Decarbonization is not occurring at a sufficient rate to curtail climate change in the increasingly pressing timeframe required to protect our planet from irreversible harm. While immense progress has been made to generate electricity renewably from nature, we urgently need technologies capable of harnessing that green electricity to power and sustain our global economy. Working at the intersection of electrochemistry, polymer science, and reaction engineering, our research group (starting Fall 2026) seeks to meet this need by engineering new electrochemical technologies. We aim to establish models that enable accurate prediction of reactor performance and to synergize those models with additive manufacturing and electroanalytical experiment to accelerate the design, optimization, and intensification of systems required to decarbonize our society and remediate our environment. This approach requires fundamental, basic science understanding of the complex multi-component, multi-phase, and multi-scale transport and electrokinetic phenomena occurring in these systems to intentionally design reactors and interfaces for crucial chemistries. We will apply this methodology broadly to address challenges in decarbonization and environmental remediation, with a specific focus on the following areas:
- Multi-layer ion-conducting polymer membranes with controlled ion transport and local microenvironments for the electrodialytic separation of ions in aqueous systems (for instance, brine treatment, CO2 capture, or cement clinker synthesis).

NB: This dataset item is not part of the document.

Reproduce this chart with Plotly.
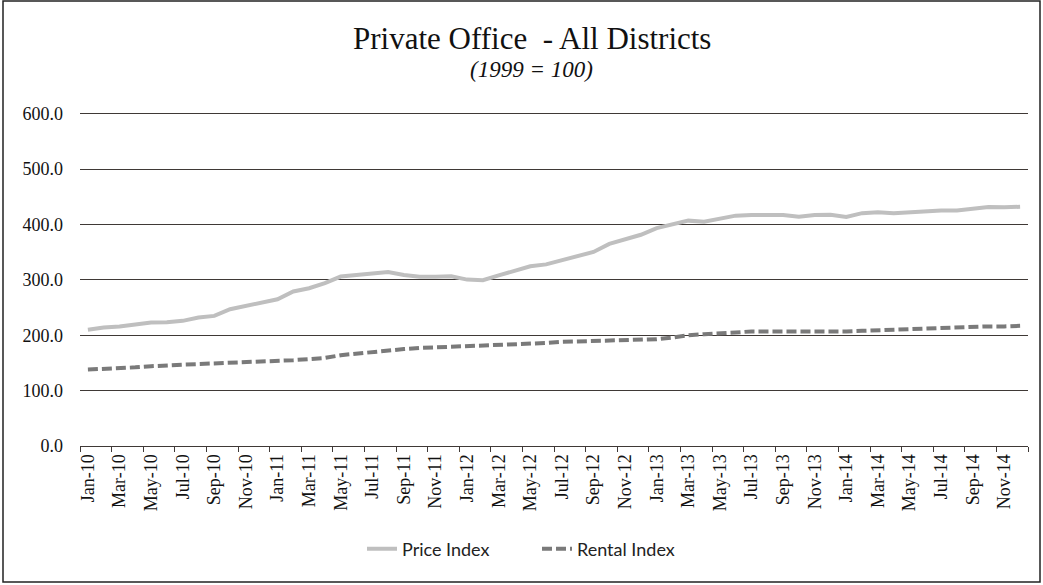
import plotly.graph_objects as go

months = ["Jan", "Feb", "Mar", "Apr", "May", "Jun", "Jul", "Aug", "Sep", "Oct", "Nov", "Dec"]
years = ["10", "11", "12", "13", "14"]
categories = [f"{m}-{y}" for y in years for m in months]

price_index = [210, 214, 216, 220, 223, 223.5, 226, 232, 235, 247, 253, 258,
               265, 279, 285, 294, 306, 309, 311, 314, 309, 305.5, 305.5, 306.5,
               300.5, 299.5, 308, 317, 324.5, 328, 335, 342.5, 350.5, 365, 372.5, 381.5,
               393.5, 401, 407, 405, 411, 416, 417, 416.5, 417, 414, 417, 417.5,
               413.5, 420.5, 422, 420.5, 422, 424.5, 425.5, 425.5, 429, 431.5, 431, 432]

rental_index = [138, 139, 141, 142, 144, 146, 147, 148, 149, 151, 152, 153,
                154, 155, 157, 159, 164, 167, 170, 173, 175, 177, 178, 179,
                180, 181, 182, 183, 184, 186, 188, 189, 190, 191, 191, 192,
                193, 196, 200, 202, 203, 205, 207, 207, 206, 207, 207, 207,
                207, 208, 209, 210, 211, 212, 214, 215, 215, 216, 216, 217]

y_ticks = [0, 100, 200, 300, 400, 500, 600]

fig = go.Figure()
fig.add_trace(go.Scatter(x=categories, y=price_index, name="Price Index", mode="lines",
                         line=dict(color="#bfbfbf", width=4)))
fig.add_trace(go.Scatter(x=categories, y=rental_index, name="Rental Index", mode="lines",
                         line=dict(color="#7a7a7a", width=4, dash="10px,4px")))

W, H = 1043, 585
L, R, T, B = 80, 15, 111, 139
pw, ph = W - L - R, H - T - B

def px(xp):
    return (xp - L) / pw

def py(yp):
    return (H - B - yp) / ph

fig.update_layout(
    width=W, height=H,
    margin=dict(l=L, r=R, t=T, b=B),
    paper_bgcolor="white", plot_bgcolor="white",
    showlegend=True,
    legend=dict(orientation="h", x=px(362), xanchor="left", y=py(549), yanchor="middle",
                font=dict(family="Lato", size=18, color="#222"),
                entrywidth=130, entrywidthmode="pixels", tracegroupgap=0),
    xaxis=dict(type="category", tickmode="linear", tick0=0, dtick=2, tickson="boundaries",
               ticks="outside", ticklen=5, tickcolor="#3f3936", tickwidth=1,
               showline=True, linecolor="#3f3936", linewidth=1.3, showgrid=False,
               tickangle=-90, tickfont=dict(family="Liberation Serif", size=18, color="#111"),
               range=[-0.5, 59.5]),
    yaxis=dict(range=[0, 605], tickvals=y_ticks, tickformat=".1f", showgrid=True,
               gridcolor="#3f3936", gridwidth=1.3, zeroline=False, showline=False,
               ticks="", ticklabelstandoff=16,
               tickfont=dict(family="Liberation Serif", size=18, color="#111")),
    annotations=[
        dict(text="Private Office  - All Districts", xref="paper", yref="paper",
             x=px(532), y=py(38), xanchor="center", yanchor="middle", showarrow=False,
             font=dict(family="Liberation Serif", size=31, color="#111")),
        dict(text="<i>(1999 = 100)</i>", xref="paper", yref="paper",
             x=px(531), y=py(69), xanchor="center", yanchor="middle", showarrow=False,
             font=dict(family="Liberation Serif", size=23, color="#111")),
    ],
    shapes=[dict(type="rect", xref="paper", yref="paper", x0=px(3), x1=px(1040), y0=py(582), y1=py(1),
                 line=dict(color="#222", width=1.5), fillcolor="rgba(0,0,0,0)", layer="below")],
)

fig.write_html("out.html")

- Porous electrode reactors capable of mediating multiphase transport of gaseous reagents for high-rate electrochemical oxidations (for instance, nitrogen (N2) and alkene oxidations).
Collectively, our group’s research can be cast under the umbrella of enabling sustainable transformations of air and water via electrochemistry, wherein careful tailoring of transport and reaction environments facilitates necessary advancements in the activity, selectivity, and durability of the electrochemical processes needed to combat global climate change.
Awards
• Electrochemical Society Daniel Cubiciotti Award
• National Defense Science and Engineering Graduate Fellowship
• National Science Foundation Graduate Research Fellowship
• Goldwater Scholarship
• Charles F. Bonilla Medal for Outstanding Academic Merit, Columbia University
Education
University of California, Berkeley, 2024
Ph.D., Chemical Engineering
Columbia University in the City of New York, 2019
B.S. Chemical Engineering